Theodosius is only remembered as 'the Great' because the Church slobbered all over his boots for making Christianity the officially enforced religion of the Empire, instead of just the unofficially enforced one, and persecuting pagans (see a pattern?). Fuck him.
For some revisionist fucks:
NO, Domitian was NOT just 'slandered by those mean ol' Senators', gtfo. He was a paranoid, vain, autocratic tyrant who probably murdered his much nicer and more competent brother, Titus. The Senate and Praetorian Guard preferred Nerva, a 63 year-old man with no major achievements to his name, to the young and active Domitian, because his activity was overwhelmingly tyrannical.
NO, Gaius Caligula was NOT just 'slandered by those mean ol' Senators', gtfo. He was literally brain-damaged by a fever early in his reign and descended into arbitrary excesses because of it. He was so unpopular that the Praetorian Guard, Senate, and people of Rome ALL preferred his uncle, Claudius, who was thought (at the time) to be a chinless, crippled, stuttering, drooling, browbeaten, abused-by-his-wives moron with no real political or military experience. THAT'S how bad Caligula was.
Uncle Claudius WAS chinless, crippled, stuttering, drooling, browbeaten, and abused by his wives (all seen as very negative qualities by the Romans, who preferred physically flawless men with great gravity in their bearing and control over their household), with no real political or military experience, but he was also a positively brilliant man with a strong sense of justice and foresight in everything except his taste in women, and only PRETENDING to be a moron to avoid getting iced by Caligula.
You say Constantine bringing in Christianity biased the church towards him, but I'd take it a step further and that he is partially responsible for all the evil that came along with wanting a unified religion for all of "his" people, regardless of what they already had going on. His little "strengthen the identity of the Empire" idea is still causing problems to this day.

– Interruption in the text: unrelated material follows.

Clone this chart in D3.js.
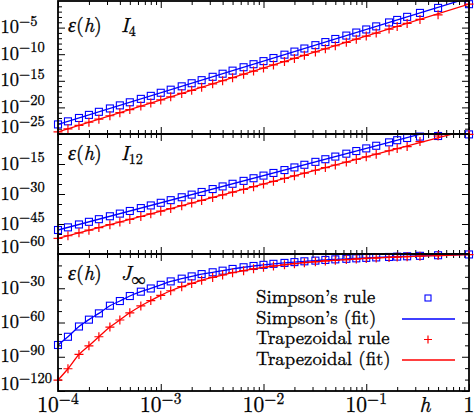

I'm not super history nerd. Where is Julius Cesar and why did he end up wherever you placed him?
Julius Caesar isn't on here. Caesar is in kind of an odd place, because he's usually not counted as one of the Emperors - most count his adoptive son/grand-nephew, Augustus, as the first Emperor; as Julius Caesar adopted the (traditional) republican title of dictator.
But he'd be top-tier if he was here. A merciful man of the people, one of the most brilliant military minds of all time, who conquered one of the largest provinces of the Empire? Man had an ambition problem, no doubt about that though.